Dataset extract:
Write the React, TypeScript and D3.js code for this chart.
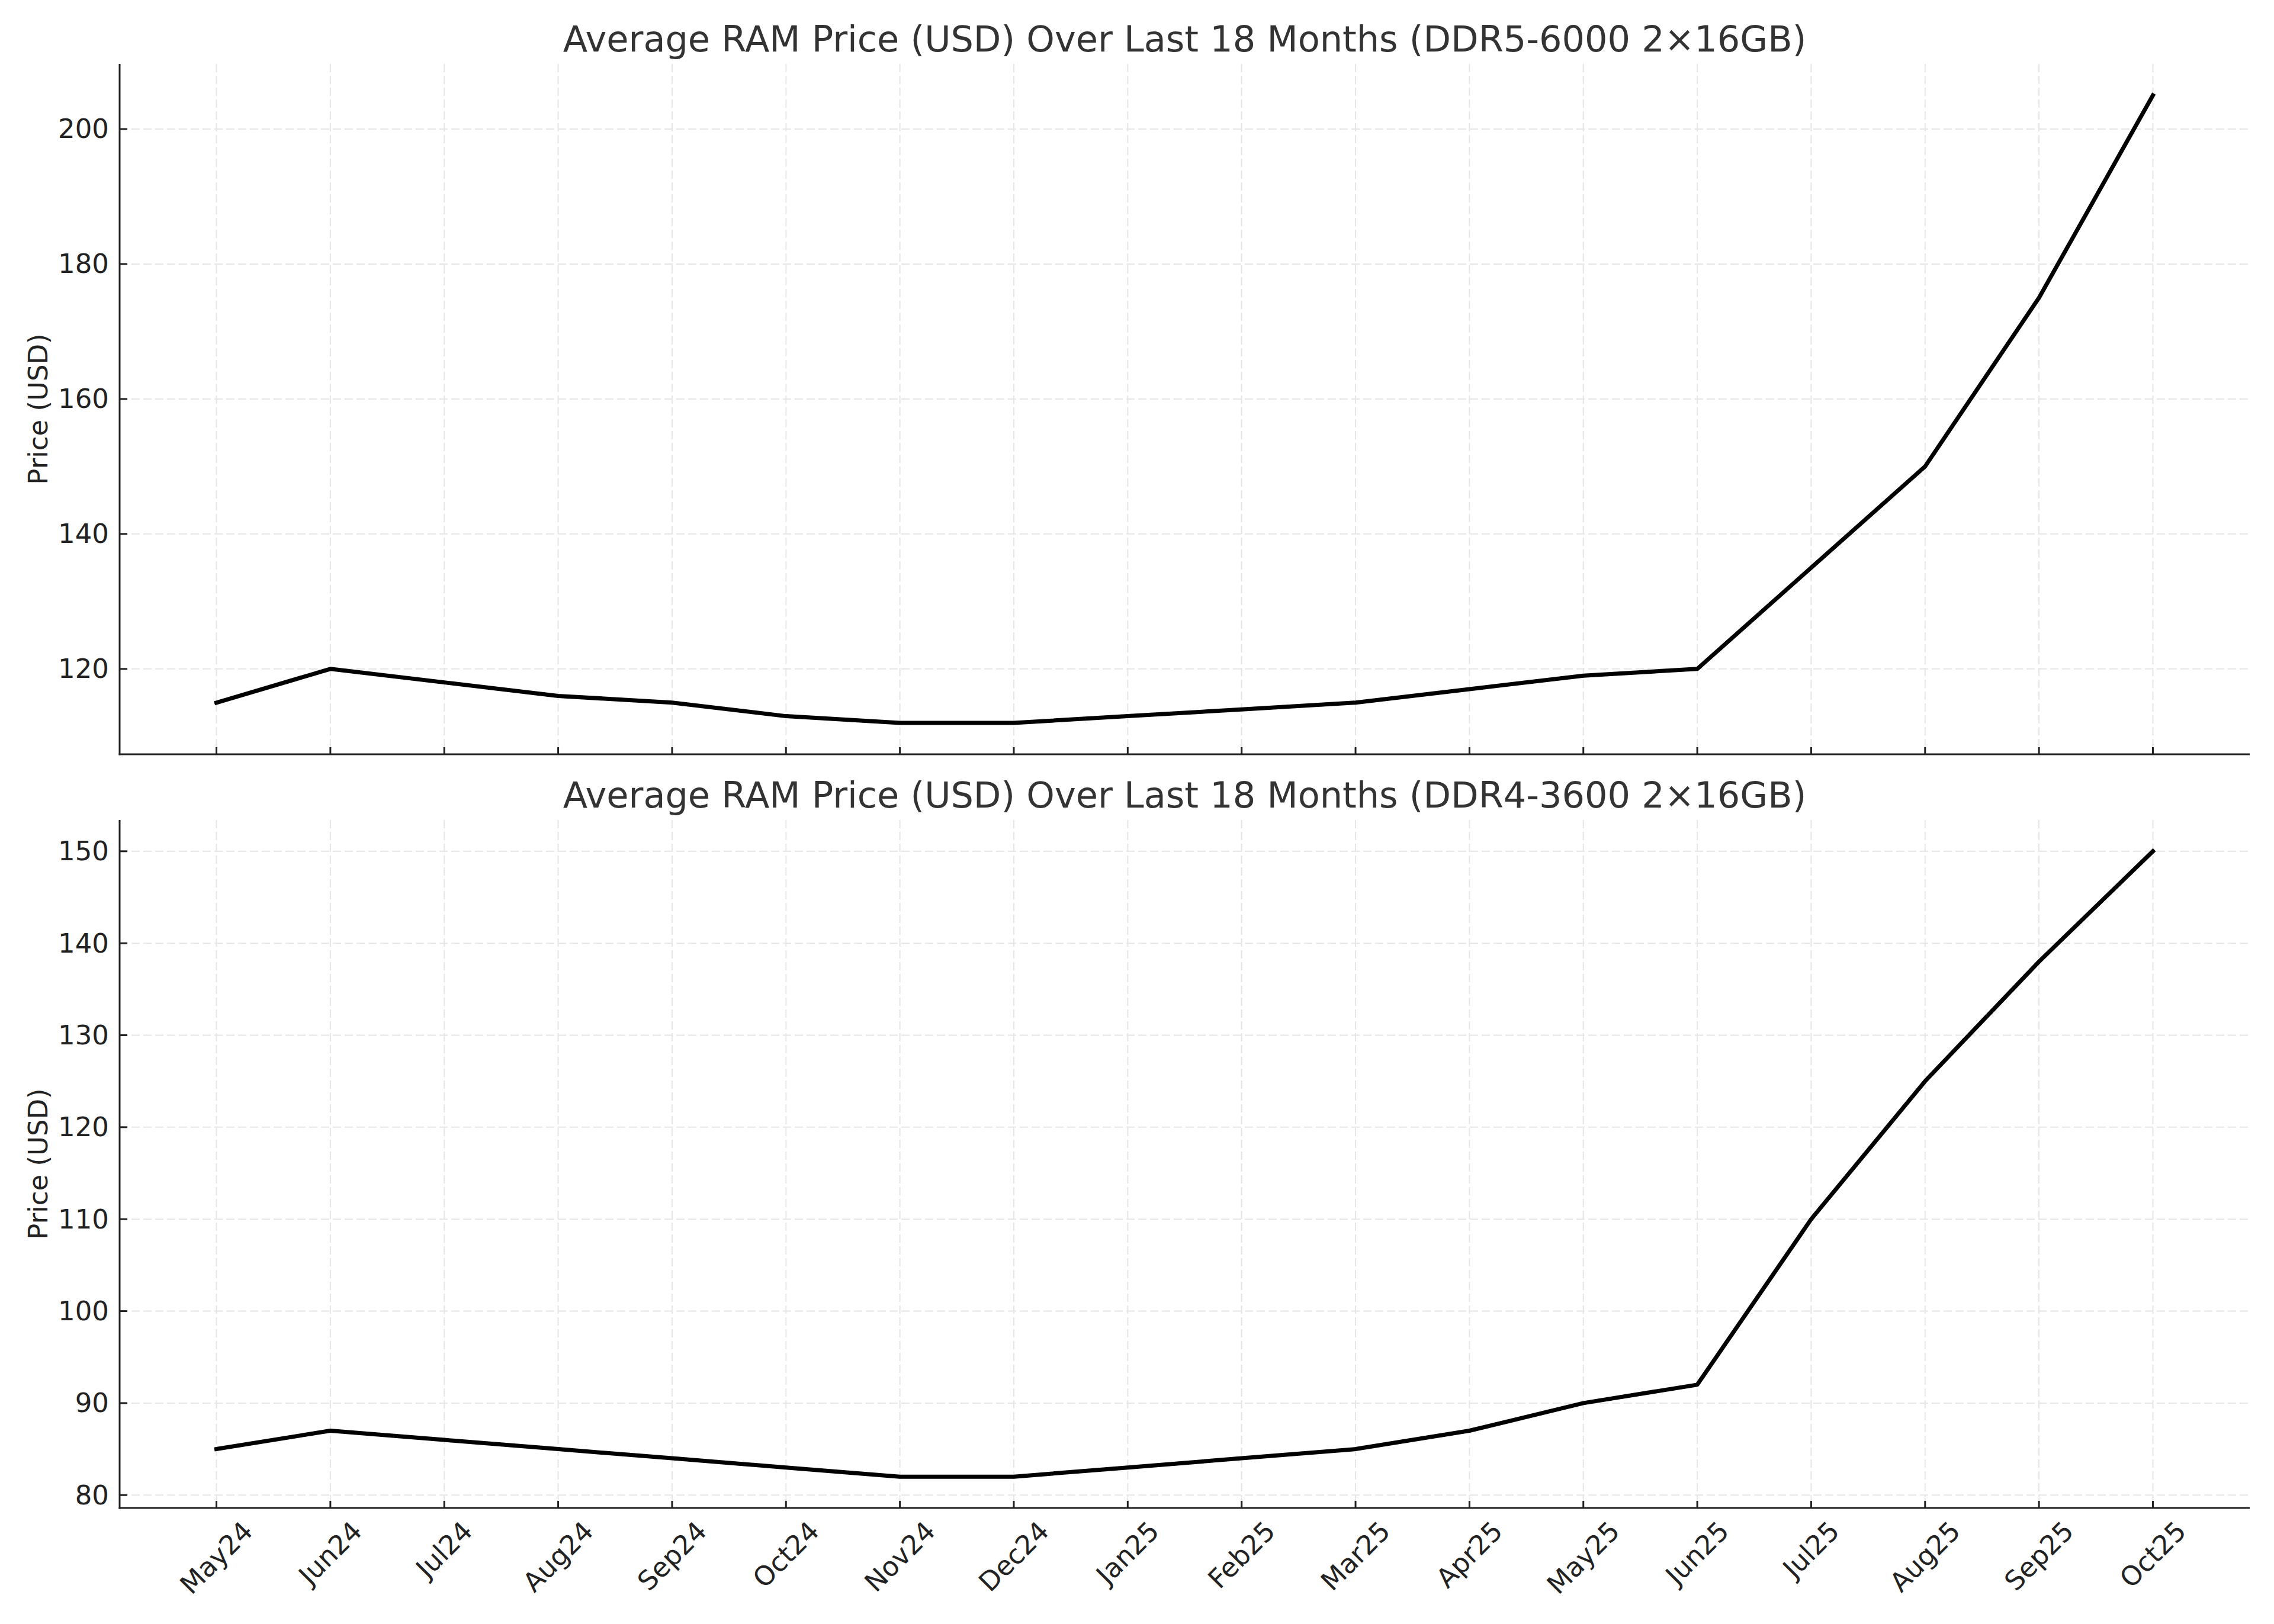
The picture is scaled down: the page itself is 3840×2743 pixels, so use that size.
import { useEffect, useRef } from "react";
import * as d3 from "d3";

// month labels along the shared x axis
const months = [
  "May24", "Jun24", "Jul24", "Aug24", "Sep24", "Oct24", "Nov24", "Dec24", "Jan25",
  "Feb25", "Mar25", "Apr25", "May25", "Jun25", "Jul25", "Aug25", "Sep25", "Oct25",
];

// average price, USD
const ddr5Prices = [115, 120, 118, 116, 115, 113, 112, 112, 113, 114, 115, 117, 119, 120, 135, 150, 175, 205];
const ddr4Prices = [85, 87, 86, 85, 84, 83, 82, 82, 83, 84, 85, 87, 90, 92, 110, 125, 138, 150];

const ddr5Ticks = [120, 140, 160, 180, 200];
const ddr4Ticks = [80, 90, 100, 110, 120, 130, 140, 150];

const ddr5Title = "Average RAM Price (USD) Over Last 18 Months (DDR5-6000 2×16GB)";
const ddr4Title = "Average RAM Price (USD) Over Last 18 Months (DDR4-3600 2×16GB)";
const yLabel = "Price (USD)";

const WIDTH = 3840;
const HEIGHT = 2743;
const FONT = "DejaVu Sans, sans-serif";

export default function App() {
  const svgRef = useRef<SVGSVGElement>(null);

  useEffect(() => {
    document.body.style.margin = "0";
    if (!svgRef.current) return;
    const svg = d3.select(svgRef.current);
    svg.selectAll("*").remove();

    svg.append("rect").attr("width", WIDTH).attr("height", HEIGHT).attr("fill", "white");

    const left = 202;
    const right = 3799;

    // x: index positions with matplotlib-like 5% margins
    const n = months.length;
    const pad = (n - 1) * 0.05;
    const x = d3.scaleLinear().domain([-pad, n - 1 + pad]).range([left, right]);

    const panels = [
      { title: ddr5Title, values: ddr5Prices, ticks: ddr5Ticks, top: 108, bottom: 1274, labels: false },
      { title: ddr4Title, values: ddr4Prices, ticks: ddr4Ticks, top: 1385, bottom: 2547, labels: true },
    ];

    panels.forEach((p) => {
      const [lo, hi] = d3.extent(p.values) as [number, number];
      const m = (hi - lo) * 0.05;
      const y = d3.scaleLinear().domain([lo - m, hi + m]).range([p.bottom, p.top]);
      const g = svg.append("g");

      // ── grid ──
      months.forEach((_, i) => {
        g.append("line")
          .attr("x1", x(i)).attr("x2", x(i))
          .attr("y1", p.top).attr("y2", p.bottom)
          .attr("stroke", "#e6e6e6").attr("stroke-width", 2)
          .attr("stroke-dasharray", "14,6");
      });
      p.ticks.forEach((t) => {
        g.append("line")
          .attr("x1", left).attr("x2", right)
          .attr("y1", y(t)).attr("y2", y(t))
          .attr("stroke", "#e6e6e6").attr("stroke-width", 2)
          .attr("stroke-dasharray", "14,6");
      });

      // ── line ──
      const line = d3.line<number>().x((_, i) => x(i)).y((d) => y(d));
      g.append("path")
        .attr("d", line(p.values))
        .attr("fill", "none")
        .attr("stroke", "#000")
        .attr("stroke-width", 7)
        .attr("stroke-linejoin", "round")
        .attr("stroke-linecap", "square");

      // ── spines ──
      g.append("line")
        .attr("x1", left).attr("x2", left)
        .attr("y1", p.top).attr("y2", p.bottom + 1.5)
        .attr("stroke", "#222").attr("stroke-width", 3);
      g.append("line")
        .attr("x1", left - 1.5).attr("x2", right)
        .attr("y1", p.bottom).attr("y2", p.bottom)
        .attr("stroke", "#222").attr("stroke-width", 3);

      // ── y ticks (inward) + labels ──
      p.ticks.forEach((t) => {
        g.append("line")
          .attr("x1", left).attr("x2", left + 13)
          .attr("y1", y(t)).attr("y2", y(t))
          .attr("stroke", "#222").attr("stroke-width", 3);
        g.append("text")
          .attr("x", left - 18).attr("y", y(t))
          .attr("text-anchor", "end")
          .attr("dominant-baseline", "central")
          .attr("font-family", FONT)
          .attr("font-size", 45)
          .attr("fill", "#222")
          .text(t);
      });

      // ── x ticks (inward) ──
      months.forEach((mLabel, i) => {
        g.append("line")
          .attr("x1", x(i)).attr("x2", x(i))
          .attr("y1", p.bottom).attr("y2", p.bottom - 12)
          .attr("stroke", "#222").attr("stroke-width", 3);

        if (!p.labels) return;
        const txt = g.append("text")
          .attr("text-anchor", "middle")
          .attr("dominant-baseline", "central")
          .attr("font-family", FONT)
          .attr("font-size", 45)
          .attr("fill", "#222")
          .text(mLabel);
        const w = (txt.node() as SVGTextElement).getComputedTextLength();
        const h = (w + 48) / Math.SQRT2;
        txt.attr("transform", `translate(${x(i)},${p.bottom + 14 + h / 2}) rotate(-45)`);
      });

      // ── y axis title ──
      g.append("text")
        .attr("transform", `translate(64,${(p.top + p.bottom) / 2}) rotate(-90)`)
        .attr("text-anchor", "middle")
        .attr("dominant-baseline", "central")
        .attr("font-family", FONT)
        .attr("font-size", 45)
        .attr("fill", "#222")
        .text(yLabel);

      // ── panel title ──
      g.append("text")
        .attr("x", (left + right) / 2)
        .attr("y", p.top - 21)
        .attr("text-anchor", "middle")
        .attr("font-family", FONT)
        .attr("font-size", 60.5)
        .attr("fill", "#333")
        .text(p.title);
    });
  }, []);

  return <svg ref={svgRef} width={WIDTH} height={HEIGHT} style={{ display: "block" }} />;
}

What the task requires:
Your task is to reproduce exactly the lines from the start of the data above through the line containing "125, 138, 150];", leaving every picture out.

Solved exercise:
Write the React, TypeScript and D3.js code for this chart.
The picture is scaled down: the page itself is 3840×2743 pixels, so use that size.
import { useEffect, useRef } from "react";
import * as d3 from "d3";

// month labels along the shared x axis
const months = [
  "May24", "Jun24", "Jul24", "Aug24", "Sep24", "Oct24", "Nov24", "Dec24", "Jan25",
  "Feb25", "Mar25", "Apr25", "May25", "Jun25", "Jul25", "Aug25", "Sep25", "Oct25",
];

// average price, USD
const ddr5Prices = [115, 120, 118, 116, 115, 113, 112, 112, 113, 114, 115, 117, 119, 120, 135, 150, 175, 205];
const ddr4Prices = [85, 87, 86, 85, 84, 83, 82, 82, 83, 84, 85, 87, 90, 92, 110, 125, 138, 150];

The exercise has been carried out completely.